▶ **SHORT PROBLEM**
Beginning with the first line, set down every line through the one containing "(0,0) rectangle (1286,1314);", exactly as it appears, but not the pictures.

▶ **RECORDED INFORMATION**
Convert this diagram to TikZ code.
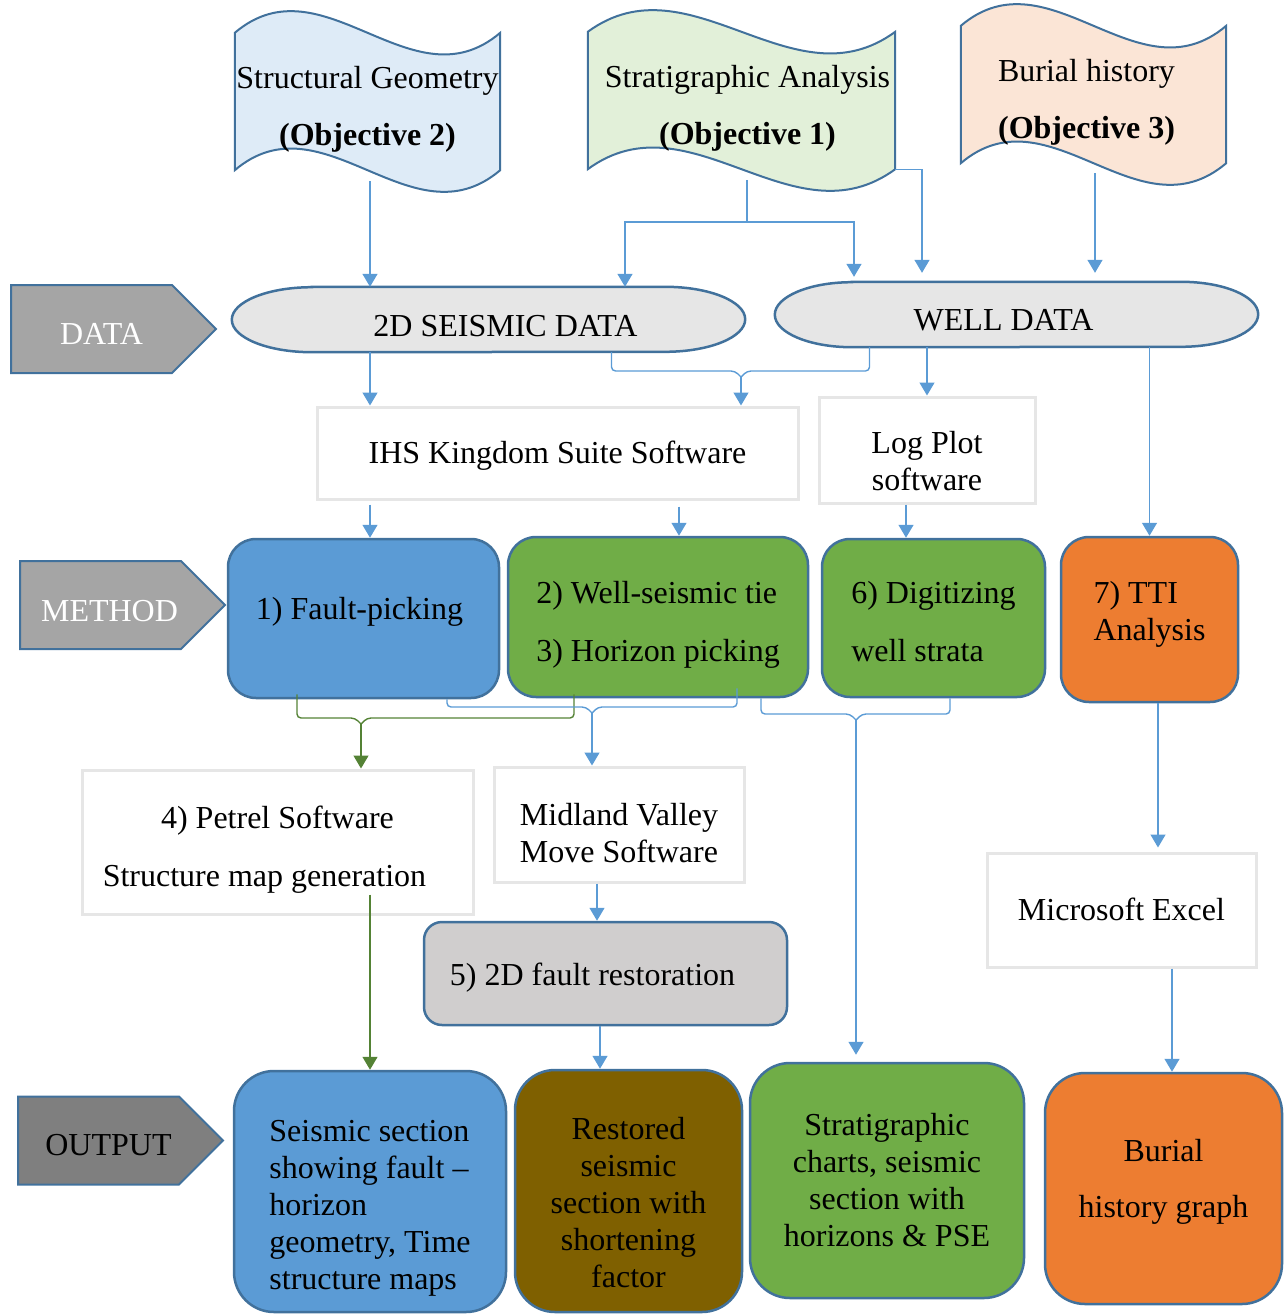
\documentclass[tikz,border=0pt]{standalone}
\usepackage{fontspec}
\setmainfont{Liberation Serif}
\usetikzlibrary{arrows.meta, positioning, shapes.symbols, backgrounds}

\definecolor{bordblue}{HTML}{41719C}
\definecolor{linkblue}{HTML}{5B9BD5}
\definecolor{linkgreen}{HTML}{548235}
\definecolor{softgray}{HTML}{E6E6E6}
\definecolor{objblue}{HTML}{DEEBF7}
\definecolor{objgreen}{HTML}{E2F0D9}
\definecolor{objpeach}{HTML}{FBE5D6}
\definecolor{termgray}{HTML}{E6E6E6}
\definecolor{stagegray}{HTML}{A5A5A5}
\definecolor{outgray}{HTML}{7F7F7F}
\definecolor{taskblue}{HTML}{5B9BD5}
\definecolor{taskgreen}{HTML}{70AD47}
\definecolor{taskorange}{HTML}{ED7D31}
\definecolor{restgray}{HTML}{D0CECE}
\definecolor{outbrown}{HTML}{7F6000}

\begin{document}
\begin{tikzpicture}[x=1pt, y=-1pt, font=\fontsize{32}{37}\selectfont]
    \tikzstyle{objective} = [minimum width=265pt, minimum height=137pt, inner sep=0pt, align=center, text height=95pt]
    \tikzstyle{docwave} = [draw=bordblue, line width=2pt]
    \tikzstyle{stage} = [signal, signal to=east, signal pointer angle=90, draw=bordblue, line width=2pt, minimum width=205pt, minimum height=88pt, inner sep=0pt, text=white]
    \tikzstyle{terminal} = [minimum height=65pt, inner sep=0pt]
    \tikzstyle{stadium} = [draw=bordblue, line width=2.5pt, fill=termgray]
    \tikzstyle{soft} = [rectangle, draw=softgray, line width=3pt, align=center, inner sep=0pt]
    \tikzstyle{task} = [rectangle, rounded corners=28pt, draw=bordblue, line width=2.5pt, align=left, inner sep=0pt]
    \tikzstyle{result} = [rectangle, rounded corners=40pt, draw=bordblue, line width=2.5pt, align=center, inner sep=0pt]
    \tikzstyle{conn} = [line width=1.4pt, draw=linkblue]
    \tikzstyle{conngreen} = [line width=1.4pt, draw=linkgreen]
    \tikzstyle{arrow} = [conn, -{Triangle[width=15pt,length=13pt]}]
    \tikzstyle{arrowgreen} = [conngreen, -{Triangle[width=15pt,length=13pt]}]

    \useasboundingbox (0,0) rectangle (1286,1314);

    % objectives
    \node (obj2) [objective] at (367.5,101.5) {Structural Geometry\\[20pt]\textbf{(Objective 2)}};
    \node (obj1) [objective, minimum width=307pt] at (741.5,100.5) {\hspace*{12pt}Stratigraphic Analysis\\[20pt]\hspace*{12pt}\textbf{(Objective 1)}};
    \node (obj3) [objective] at (1093.5,94.5) {Burial history\hspace*{14pt}\\[20pt]\textbf{(Objective 3)}\hspace*{14pt}};

    % row labels
    \node (lbldata) [stage, fill=stagegray, text height=32pt] at (91.5,329) {\hspace*{20pt}DATA};
    \node (lblmethod) [stage, fill=stagegray, text height=34pt] at (100.5,605) {\hspace*{18pt}METHOD};
    \node (lbloutput) [stage, fill=outgray, text=black, text height=30pt] at (98.5,1140.5) {\hspace*{20pt}OUTPUT};

    % data
    \node (seis) [terminal, minimum width=513pt, text height=34pt] at (488.5,319.5) {\hspace*{34pt}2D SEISMIC DATA};
    \node (well) [terminal, minimum width=483pt, text height=32pt] at (1016.5,314.5) {WELL DATA\hspace*{26pt}};

    % software
    \node (ihs) [soft, minimum width=481pt, minimum height=92pt, text height=28pt] at (557.5,453) {IHS Kingdom Suite Software};
    \node (logplot) [soft, minimum width=216pt, minimum height=106pt, text height=81pt] at (927,450) {Log Plot\\software};

    % methods
    \node (fault) [task, fill=taskblue, minimum width=271pt, minimum height=159pt, text height=8pt] at (363.5,618.5) {1) Fault-picking\hspace*{8pt}};
    \node (tie) [task, fill=taskgreen, minimum width=300pt, minimum height=160pt, text height=95pt] at (658,617) {2) Well-seismic tie\\[21pt]3) Horizon picking};
    \node (digit) [task, fill=taskgreen, minimum width=223pt, minimum height=158pt, text height=88pt] at (933.5,618) {6) Digitizing\\[21pt]well strata};
    \node (tti) [task, fill=taskorange, minimum width=177pt, minimum height=165pt, text height=49pt] at (1149.5,619.5) {7) TTI\\Analysis};

    \node (petrel) [soft, minimum width=391pt, minimum height=144pt, text height=96pt] at (277.5,842) {4) Petrel Software\\[21pt]Structure map generation\hspace*{26pt}};
    \node (move) [soft, minimum width=250pt, minimum height=115pt, text height=77pt] at (619,824.5) {Midland Valley\\Move Software};
    \node (restore) [task, rounded corners=18pt, fill=restgray, minimum width=363pt, minimum height=103pt, text height=30pt] at (605.5,973.5) {5) 2D fault restoration\hspace*{26pt}};
    \node (excel) [soft, minimum width=269pt, minimum height=114pt, text height=22pt] at (1121.5,910) {Microsoft Excel};

    % outputs
    \node (out1) [result, fill=taskblue, minimum width=272pt, minimum height=241pt, align=left, text height=203pt] at (370,1191.5) {Seismic section\\showing fault --\\horizon\\geometry, Time\\structure maps};
    \node (out2) [result, fill=outbrown, minimum width=227pt, minimum height=242pt, text height=194pt] at (628.5,1191) {Restored\\seismic\\section with\\shortening\\factor};
    \node (out3) [result, fill=taskgreen, minimum width=274pt, minimum height=235pt, text height=133pt] at (887,1180.5) {Stratigraphic\\charts, seismic\\section with\\horizons \& PSE};
    \node (out4) [result, fill=taskorange, minimum width=237pt, minimum height=231pt, text height=64pt] at (1163.5,1188.5) {Burial\\[19pt]history graph};

    \begin{scope}[on background layer]
        \foreach \n/\c/\w in {obj2/objblue/265, obj1/objgreen/307, obj3/objpeach/265}
            \draw [docwave, fill=\c] (\n.north west) .. controls +(\w/3,-75) and +(-\w/3,75) .. (\n.north east) -- (\n.south east) .. controls +(-\w/3,75) and +(\w/3,-75) .. (\n.south west) -- cycle;
        \foreach \n/\r in {seis/80, well/77}
            \draw [stadium] ([xshift=\r pt]\n.north west) -- ([xshift=-\r pt]\n.north east) arc[start angle=90, end angle=-90, x radius=\r pt, y radius=32.5pt] -- ([xshift=\r pt]\n.south west) arc[start angle=270, end angle=90, x radius=\r pt, y radius=32.5pt] -- cycle;
    \end{scope}

    % objectives to data
    \coordinate (fork) at (747,222);
    \draw [arrow, shorten <=11pt] ([xshift=2.5pt]obj2.south) -- ([xshift=2.5pt]obj2.south |- seis.north);
    \draw [conn, shorten <=11pt] ([xshift=5.5pt]obj1.south) -- (fork);
    \draw [arrow] (fork) -| ([xshift=136.5pt]seis.north);
    \draw [arrow, shorten >=5pt] (fork) -| ([xshift=-162.5pt]well.north);
    \draw [arrow, shorten >=9pt] (obj1.south east) -| ([xshift=-94.5pt]well.north);
    \draw [arrow, shorten <=10pt, shorten >=9pt] ([xshift=1.5pt]obj3.south) -- ([xshift=1.5pt]obj3.south |- well.north);

    % data to software
    \coordinate (kA) at (741,371);
    \draw [arrow] ([xshift=-118.5pt]seis.south) -- ([xshift=-118.5pt]seis.south |- ihs.north);
    \draw [conn, rounded corners=4pt] ([xshift=123pt]seis.south) |- ([xshift=-6pt]kA) -- ([yshift=-6pt]kA);
    \draw [conn, rounded corners=4pt] ([xshift=-147pt]well.south) |- ([xshift=6pt]kA) -- ([yshift=-6pt]kA);
    \draw [arrow] ([yshift=-6pt]kA) -- (kA |- ihs.north);
    \draw [arrow] (logplot.north |- well.south) -- (logplot.north);
    \draw [arrow] (tti.north |- well.south) -- (tti.north);

    % software to methods
    \draw [arrow, shorten <=4pt] ([xshift=6.5pt]fault.north |- ihs.south) -- ([xshift=6.5pt]fault.north);
    \draw [arrow, shorten <=6pt] ([xshift=21pt]tie.north |- ihs.south) -- ([xshift=21pt]tie.north);
    \draw [arrow] ([xshift=-27.5pt]digit.north |- logplot.south) -- ([xshift=-27.5pt]digit.north);

    % methods to software and outputs
    \coordinate (kB) at (361,718);
    \draw [conngreen, rounded corners=4pt] ([xshift=-66.5pt, yshift=5pt]fault.south) |- ([xshift=-6pt]kB) -- ([yshift=-6pt]kB);
    \draw [conngreen, rounded corners=4pt] ([xshift=-84pt, yshift=4pt]tie.south) |- ([xshift=6pt]kB) -- ([yshift=-6pt]kB);
    \draw [arrowgreen] ([yshift=-6pt]kB) -- (kB |- petrel.north);

    \coordinate (kC) at (592,707);
    \draw [conn, rounded corners=4pt] ([xshift=83.5pt]fault.south) |- ([xshift=-6pt]kC) -- ([yshift=-6pt]kC);
    \draw [conn, rounded corners=4pt] ([xshift=79pt, yshift=10pt]tie.south) |- ([xshift=6pt]kC) -- ([yshift=-6pt]kC);
    \draw [arrow] ([yshift=-6pt]kC) -- (kC |- move.north);

    \coordinate (kD) at (856,714);
    \draw [conn, rounded corners=4pt] ([xshift=103pt]tie.south) |- ([xshift=-6pt]kD) -- ([yshift=-6pt]kD);
    \draw [conn, rounded corners=4pt] ([xshift=16.5pt]digit.south) |- ([xshift=6pt]kD) -- ([yshift=-6pt]kD);
    \draw [arrow, shorten >=7pt] ([yshift=-6pt]kD) -- (kD |- out3.north);

    \draw [arrow, shorten >=4pt] ([xshift=8.5pt]tti.south) -- ([xshift=8.5pt]tti.south |- excel.north);
    \draw [arrow] ([xshift=50.5pt]excel.south) -- ([xshift=50.5pt]excel.south |- out4.north);
    \draw [arrowgreen] ([yshift=21pt]out1.north |- petrel.south) -- (out1.north);
    \draw [arrow] ([xshift=-22pt]move.south) -- ([xshift=-22pt]move.south |- restore.north);
    \draw [arrow] ([xshift=-28.5pt]out2.north |- restore.south) -- ([xshift=-28.5pt]out2.north);
\end{tikzpicture}
\end{document}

▶ **TASK RESULT**
Convert this diagram to TikZ code.
\documentclass[tikz,border=0pt]{standalone}
\usepackage{fontspec}
\setmainfont{Liberation Serif}
\usetikzlibrary{arrows.meta, positioning, shapes.symbols, backgrounds}

\definecolor{bordblue}{HTML}{41719C}
\definecolor{linkblue}{HTML}{5B9BD5}
\definecolor{linkgreen}{HTML}{548235}
\definecolor{softgray}{HTML}{E6E6E6}
\definecolor{objblue}{HTML}{DEEBF7}
\definecolor{objgreen}{HTML}{E2F0D9}
\definecolor{objpeach}{HTML}{FBE5D6}
\definecolor{termgray}{HTML}{E6E6E6}
\definecolor{stagegray}{HTML}{A5A5A5}
\definecolor{outgray}{HTML}{7F7F7F}
\definecolor{taskblue}{HTML}{5B9BD5}
\definecolor{taskgreen}{HTML}{70AD47}
\definecolor{taskorange}{HTML}{ED7D31}
\definecolor{restgray}{HTML}{D0CECE}
\definecolor{outbrown}{HTML}{7F6000}

\begin{document}
\begin{tikzpicture}[x=1pt, y=-1pt, font=\fontsize{32}{37}\selectfont]
    \tikzstyle{objective} = [minimum width=265pt, minimum height=137pt, inner sep=0pt, align=center, text height=95pt]
    \tikzstyle{docwave} = [draw=bordblue, line width=2pt]
    \tikzstyle{stage} = [signal, signal to=east, signal pointer angle=90, draw=bordblue, line width=2pt, minimum width=205pt, minimum height=88pt, inner sep=0pt, text=white]
    \tikzstyle{terminal} = [minimum height=65pt, inner sep=0pt]
    \tikzstyle{stadium} = [draw=bordblue, line width=2.5pt, fill=termgray]
    \tikzstyle{soft} = [rectangle, draw=softgray, line width=3pt, align=center, inner sep=0pt]
    \tikzstyle{task} = [rectangle, rounded corners=28pt, draw=bordblue, line width=2.5pt, align=left, inner sep=0pt]
    \tikzstyle{result} = [rectangle, rounded corners=40pt, draw=bordblue, line width=2.5pt, align=center, inner sep=0pt]
    \tikzstyle{conn} = [line width=1.4pt, draw=linkblue]
    \tikzstyle{conngreen} = [line width=1.4pt, draw=linkgreen]
    \tikzstyle{arrow} = [conn, -{Triangle[width=15pt,length=13pt]}]
    \tikzstyle{arrowgreen} = [conngreen, -{Triangle[width=15pt,length=13pt]}]

    \useasboundingbox (0,0) rectangle (1286,1314);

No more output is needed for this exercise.